Today’s leaked document from Labour suggests what I have been thinking for a while. Labour are always a step behind the agenda. Granted, this is not an unusual position for a party in opposition. Come up with a bad idea, the elected powers can make you look foolish. Come up with a good idea, the elected powers can steal it. Yet the staggering failure of Labour’s opposition is that they have failed to challenge their competitors on any level. This is in spite of Tory and Lib Dems popularity echoing that of an X-Factor winner; hugely supported before a few senseless gaffes and a plunge into indifference.

edThe X-Factor can be mined for further analogies – with no identity, you can have no fan base. Labour have lost the working class, the middle class and soon the wealthy will abandon them. BAME communities, notorious for low voter turnout, are unlikely to respond positively to the kind of engagement we’ve got to look forward to next spring. We are being politically marginalised by the debates about immigration and EU membership.

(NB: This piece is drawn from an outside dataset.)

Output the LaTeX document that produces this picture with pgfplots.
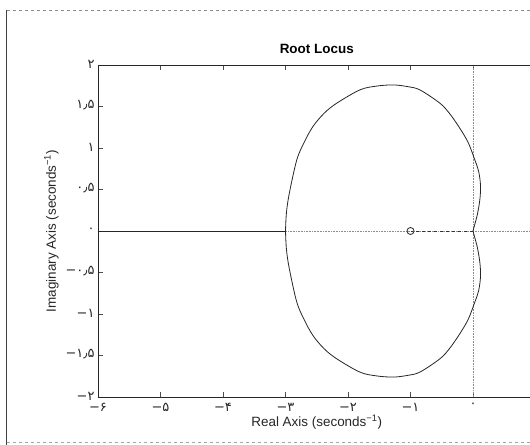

Those that still read The Guardian and watch This Week may vote Labour reluctantly but will probably vote Green. The only Labour supporters left are the ones like me. I vote to participate in democracy, and to do that, I must vote for the party I’m more willing to hold to account. Yes, all the main parties dance to the beat of the centre right. But I still think Labour is the only party I can chastise for doing so. Better the devil you know and all that.

Labour should have found its new identity by now. It’s had more re-launches than the Sugababes. John Cruddas said some good things last year but all that fizzled out – ‘one-nation’ politics didn’t cause any ripples, so Labour shut up about it. If you can’t believe in your own politics, how can the electorate?

Labour’s tactics seem to revolve around focus groups to find out what makes people unhappy, speeches to respond to their concerns, followed by some mumbles about immigration and Europe because that’s what UKIP are talking about again.

Why are they using all these God-forsaken focus groups? People should not telling political parties what principals to have. Parties should have their own. Labour just want to be liked. Right now Labour is that kid who goes along with the crowd. Which works okay in the present, but when we grow up we all wish we’d been braver to be ourselves in our youth.

The same accusation could be levelled at all the ‘major’ parties in the UK, all running into each other, trying to read the minds of the population. In the Kingdom of the Blind, the one-eyed man is king. In 2015 look out for Nigel Farage, winking at everyone.